» **Stated problem**: Give all the lines below again, exactly, with no pictures.

» **Available records**:
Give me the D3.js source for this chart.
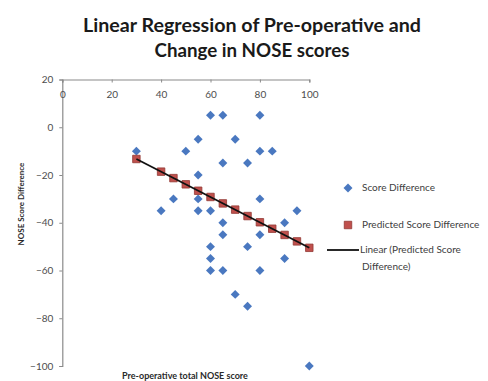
<!DOCTYPE html>
<html><head><meta charset="utf-8">
<script src="https://cdn.jsdelivr.net/npm/d3@7"></script>
<style>
html,body{margin:0;padding:0;background:#fff;}
svg{display:block;font-family:Lato,"Open Sans",sans-serif;}
</style></head>
<body>
<svg id="chart" width="488" height="381"></svg>
<script>
// Observed data: pre-operative NOSE score vs score difference
const scoreX = [30,60,65,80,55,70,50,80,85,65,75,55,45,55,80,40,55,60,95,65,90,65,80,60,75,60,90,60,65,80,70,75,100];
const scoreY = [-10,5,5,5,-5,-5,-10,-10,-10,-15,-15,-20,-30,-30,-30,-35,-35,-35,-35,-40,-40,-45,-45,-50,-50,-55,-55,-60,-60,-60,-70,-75,-100];
// Predicted score difference
const predX = [30,40,45,50,55,60,65,70,75,80,85,90,95,100];
const predY = [-13.3,-18.6,-21.3,-23.9,-26.6,-29.2,-31.9,-34.5,-37.2,-39.8,-42.5,-45.1,-47.8,-50.5];
// Axis ticks
const xTicks = [0,20,40,60,80,100];
const yTicks = [20,0,-20,-40,-60,-80,-100];
const titleLines = ["Linear Regression of Pre-operative and","Change in NOSE scores"];
const legendLabels = ["Score Difference","Predicted Score Difference","Linear (Predicted Score","Difference)"];

const svg = d3.select("#chart");
const x = d3.scaleLinear().domain([0,100]).range([62.3,309.3]);
const y = d3.scaleLinear().domain([-100,20]).range([366,79.5]);

const axisColor = "#8a8a8a", tickText = "#4d4d4d";

// Title
const titleW = [338, 195];
titleLines.forEach((t,i)=>{
  svg.append("text").attr("x",252).attr("y",31.5+i*25)
    .attr("text-anchor","middle").attr("font-size",18).attr("font-weight","bold")
    .attr("fill","#1a1a1a").attr("textLength",titleW[i]).attr("lengthAdjust","spacingAndGlyphs")
    .text(t);
});

// Y axis
const gy = svg.append("g").attr("transform",`translate(${x(0)},0)`)
  .call(d3.axisLeft(y).tickValues(yTicks).tickSize(3).tickPadding(6).tickFormat(d3.format("d")));
gy.select(".domain").attr("stroke",axisColor).attr("stroke-width",1.2);
gy.selectAll(".tick line").attr("stroke",axisColor);
gy.selectAll(".tick text").attr("font-size",10).attr("fill",tickText).attr("font-family","Lato");

// X axis (at y=20, top)
const gx = svg.append("g").attr("transform",`translate(0,${y(20)})`)
  .call(d3.axisBottom(x).tickValues(xTicks).tickSize(3).tickPadding(8));
gx.select(".domain").attr("stroke",axisColor).attr("stroke-width",1.2);
gx.selectAll(".tick line").attr("stroke",axisColor);
gx.selectAll(".tick text").attr("font-size",10).attr("fill",tickText).attr("font-family","Lato");

// Axis titles
svg.append("text").attr("transform",`translate(22,204) rotate(-90)`)
  .attr("text-anchor","middle").attr("dominant-baseline","middle")
  .attr("font-size",8).attr("font-weight","bold").attr("fill","#2a2a2a")
  .text("NOSE Score Difference");
svg.append("text").attr("x",185).attr("y",376.5)
  .attr("text-anchor","middle").attr("dominant-baseline","middle")
  .attr("font-size",9).attr("font-weight","bold").attr("fill","#2a2a2a")
  .text("Pre-operative total NOSE score");

// Diamonds
const diamond = d3.symbol().type(d3.symbolSquare).size(40);
const blue = "#4a78c0", red = "#c0504d", redStroke = "#923834";
svg.append("g").selectAll("path").data(scoreX.map((v,i)=>[v,scoreY[i]])).join("path")
  .attr("d",diamond).attr("fill",blue)
  .attr("transform",d=>`translate(${x(d[0])},${y(d[1])}) rotate(45)`);

// Predicted squares
const sq = d3.symbol().type(d3.symbolSquare).size(56);
svg.append("g").selectAll("path").data(predX.map((v,i)=>[v,predY[i]])).join("path")
  .attr("d",sq).attr("fill",red).attr("stroke",redStroke).attr("stroke-width",0.8)
  .attr("transform",d=>`translate(${x(d[0])},${y(d[1])})`);

// Linear trend line
svg.append("path").datum(predX.map((v,i)=>[v,predY[i]]).filter((d,i,a)=>i===0||i===a.length-1))
  .attr("d",d3.line().x(d=>x(d[0])).y(d=>y(d[1])))
  .attr("stroke","#111").attr("stroke-width",1.8).attr("fill","none");

// Legend
const lg = svg.append("g").attr("font-size",10).attr("fill","#404040");
lg.append("path").attr("d",diamond).attr("fill",blue).attr("transform","translate(348,188) rotate(45)");
lg.append("text").attr("x",362).attr("y",188).attr("dominant-baseline","middle").text(legendLabels[0]);
lg.append("path").attr("d",sq).attr("fill",red).attr("stroke",redStroke).attr("stroke-width",0.8).attr("transform","translate(348,225)");
lg.append("text").attr("x",362).attr("y",225).attr("dominant-baseline","middle").text(legendLabels[1]);
lg.append("line").attr("x1",327).attr("x2",359).attr("y1",250).attr("y2",250).attr("stroke","#111").attr("stroke-width",1.8);
lg.append("text").attr("x",360).attr("y",250).attr("dominant-baseline","middle").text(legendLabels[2]);
lg.append("text").attr("x",362).attr("y",267).attr("dominant-baseline","middle").text(legendLabels[3]);
</script>
</body></html>
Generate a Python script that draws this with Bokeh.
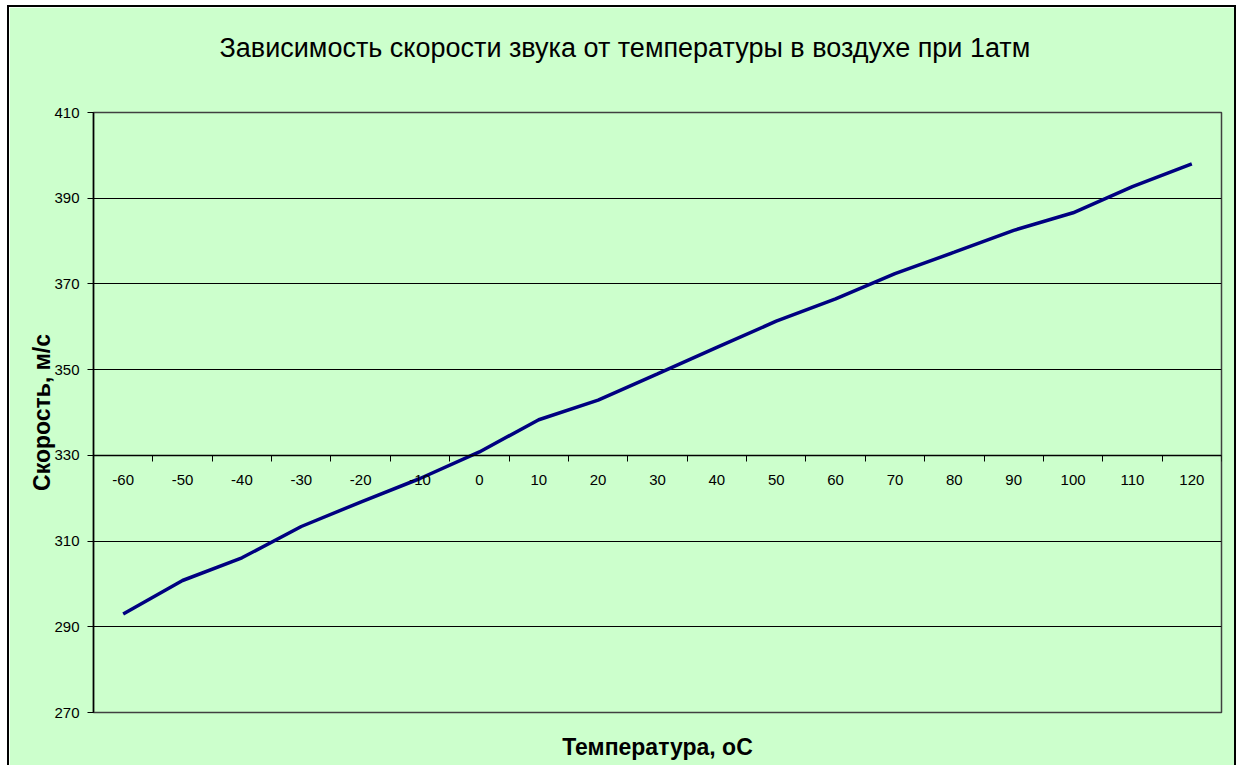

» **Reply to the task**:
Give me the D3.js source for this chart.
<!DOCTYPE html>
<html><head><meta charset="utf-8">
<script src="https://cdn.jsdelivr.net/npm/d3@7"></script>
<style>
html,body{margin:0;padding:0;background:#fff;}
svg{display:block;font-family:Lato,"Open Sans",sans-serif;}
</style></head>
<body>
<svg id="chart" width="488" height="381"></svg>
<script>
// Observed data: pre-operative NOSE score vs score difference
const scoreX = [30,60,65,80,55,70,50,80,85,65,75,55,45,55,80,40,55,60,95,65,90,65,80,60,75,60,90,60,65,80,70,75,100];
const scoreY = [-10,5,5,5,-5,-5,-10,-10,-10,-15,-15,-20,-30,-30,-30,-35,-35,-35,-35,-40,-40,-45,-45,-50,-50,-55,-55,-60,-60,-60,-70,-75,-100];
// Predicted score difference
const predX = [30,40,45,50,55,60,65,70,75,80,85,90,95,100];
const predY = [-13.3,-18.6,-21.3,-23.9,-26.6,-29.2,-31.9,-34.5,-37.2,-39.8,-42.5,-45.1,-47.8,-50.5];
// Axis ticks
const xTicks = [0,20,40,60,80,100];
const yTicks = [20,0,-20,-40,-60,-80,-100];
const titleLines = ["Linear Regression of Pre-operative and","Change in NOSE scores"];
const legendLabels = ["Score Difference","Predicted Score Difference","Linear (Predicted Score","Difference)"];

const svg = d3.select("#chart");
const x = d3.scaleLinear().domain([0,100]).range([62.3,309.3]);
const y = d3.scaleLinear().domain([-100,20]).range([366,79.5]);

const axisColor = "#8a8a8a", tickText = "#4d4d4d";

// Title
const titleW = [338, 195];
titleLines.forEach((t,i)=>{
  svg.append("text").attr("x",252).attr("y",31.5+i*25)
    .attr("text-anchor","middle").attr("font-size",18).attr("font-weight","bold")
    .attr("fill","#1a1a1a").attr("textLength",titleW[i]).attr("lengthAdjust","spacingAndGlyphs")
    .text(t);
});

// Y axis
const gy = svg.append("g").attr("transform",`translate(${x(0)},0)`)
  .call(d3.axisLeft(y).tickValues(yTicks).tickSize(3).tickPadding(6).tickFormat(d3.format("d")));
gy.select(".domain").attr("stroke",axisColor).attr("stroke-width",1.2);
gy.selectAll(".tick line").attr("stroke",axisColor);
gy.selectAll(".tick text").attr("font-size",10).attr("fill",tickText).attr("font-family","Lato");

// X axis (at y=20, top)
const gx = svg.append("g").attr("transform",`translate(0,${y(20)})`)
  .call(d3.axisBottom(x).tickValues(xTicks).tickSize(3).tickPadding(8));
gx.select(".domain").attr("stroke",axisColor).attr("stroke-width",1.2);
gx.selectAll(".tick line").attr("stroke",axisColor);
gx.selectAll(".tick text").attr("font-size",10).attr("fill",tickText).attr("font-family","Lato");

// Axis titles
svg.append("text").attr("transform",`translate(22,204) rotate(-90)`)
  .attr("text-anchor","middle").attr("dominant-baseline","middle")
  .attr("font-size",8).attr("font-weight","bold").attr("fill","#2a2a2a")
  .text("NOSE Score Difference");
svg.append("text").attr("x",185).attr("y",376.5)
  .attr("text-anchor","middle").attr("dominant-baseline","middle")
  .attr("font-size",9).attr("font-weight","bold").attr("fill","#2a2a2a")
  .text("Pre-operative total NOSE score");

// Diamonds
const diamond = d3.symbol().type(d3.symbolSquare).size(40);
const blue = "#4a78c0", red = "#c0504d", redStroke = "#923834";
svg.append("g").selectAll("path").data(scoreX.map((v,i)=>[v,scoreY[i]])).join("path")
  .attr("d",diamond).attr("fill",blue)
  .attr("transform",d=>`translate(${x(d[0])},${y(d[1])}) rotate(45)`);

// Predicted squares
const sq = d3.symbol().type(d3.symbolSquare).size(56);
svg.append("g").selectAll("path").data(predX.map((v,i)=>[v,predY[i]])).join("path")
  .attr("d",sq).attr("fill",red).attr("stroke",redStroke).attr("stroke-width",0.8)
  .attr("transform",d=>`translate(${x(d[0])},${y(d[1])})`);

// Linear trend line
svg.append("path").datum(predX.map((v,i)=>[v,predY[i]]).filter((d,i,a)=>i===0||i===a.length-1))
  .attr("d",d3.line().x(d=>x(d[0])).y(d=>y(d[1])))
  .attr("stroke","#111").attr("stroke-width",1.8).attr("fill","none");

// Legend
const lg = svg.append("g").attr("font-size",10).attr("fill","#404040");
lg.append("path").attr("d",diamond).attr("fill",blue).attr("transform","translate(348,188) rotate(45)");
lg.append("text").attr("x",362).attr("y",188).attr("dominant-baseline","middle").text(legendLabels[0]);
lg.append("path").attr("d",sq).attr("fill",red).attr("stroke",redStroke).attr("stroke-width",0.8).attr("transform","translate(348,225)");
lg.append("text").attr("x",362).attr("y",225).attr("dominant-baseline","middle").text(legendLabels[1]);
lg.append("line").attr("x1",327).attr("x2",359).attr("y1",250).attr("y2",250).attr("stroke","#111").attr("stroke-width",1.8);
lg.append("text").attr("x",360).attr("y",250).attr("dominant-baseline","middle").text(legendLabels[2]);
lg.append("text").attr("x",362).attr("y",267).attr("dominant-baseline","middle").text(legendLabels[3]);
</script>
</body></html>
Generate a Python script that draws this with Bokeh.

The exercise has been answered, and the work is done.